4 – Your debt counsellor contacts credit providers and payment negotiations start, a process called debt restructuring
Once the councilor has confirmed that you are officially over-indebted, and a logical budget has been drawn up that takes into consideration your living expenses and the amount of debt you still need to repay, the debt councilor can officially apply to have you placed under debt review. The debt counsellor will then notify credit providers and credit bureaus via a Form 17.1.
Any debt counsellor will have to submit a Form 17.1m to all your credit providers and they have to do this within five weekdays (excluding public holidays) from the date of your application, in order for you to be placed under review. Your credit providers then have to provide “a certificate of balance to the debt counsellor within 5 business days after receipt of the Form 17.1,” according to First National Bank.
Some fact checking between the debt councellors and credit providers may occur, like that all amounts you stated as outstanding are correct. You will then be listed as being under debt counseling, and this is a good thing and not all to be confused with being Blacklisted.
Evidence of being listed as being under debt counseling will be completely removed once a person completes the review process successfully. Credit providers have to agree with the terms from you and your debt counsellor whereupon a consent order will be obtained which binds credit providers to the terms of a final repayment agreement and ensures that they take no further steps against you.

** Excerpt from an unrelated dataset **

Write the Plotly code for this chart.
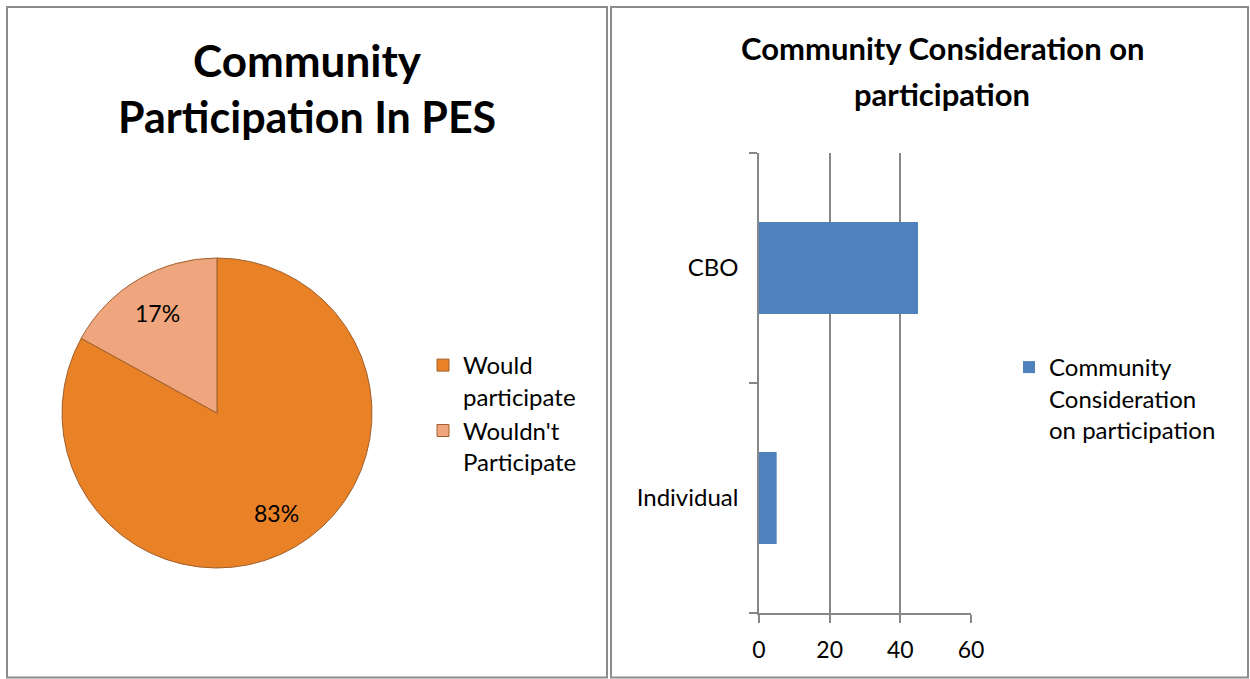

In some cases credit providers challenge the repayment terms all the way to the courts, but as long as a debt councellor sets up a reasonable repayment plan, the repayment terms will be approved by a court.
5 – Consumer commits to finalised repayment plan which is submitted.
Will you be able to commit to paying off your debts?
The plan is submitted to the Payment Distribution Agency for Payment Distribution. According to FNB ,“A Payment Distribution Agent distributes funds in terms of the payment plan (or debt rearrangement order when granted) to credit providers.” A lump sum of your income will be taken by the agency which will divide it to repay credit providers according to the repayment plan.
6 – You pay what you agreed to pay, or face the consequences
You need to make sure that you stick to the plan. According to the NCA, “A consumer who fails to pay in terms of a restructuring agreement will immediately be removed from the review process and the credit providers may immediately take legal action against the consumer.”
7 – A Clearance Certificate is issued after debt has been settled
According to the NCA, “A consumer who has settled all his/her debt in terms of a debt restructuring must receive a “Clearance Certificate” from the debt counsellor. This certificate will allow the consumer to have his/her credit record that is held by a credit bureau, cleared.”
This means you will be taken off from all Consumer Credit Bureau Data Bases on which you were listed as being under debt review. According to the NCA, “Should a debt counsellor refuse to give the consumer the certificate he/she can approach the Tribunal to review the decision of the debt counsellor.”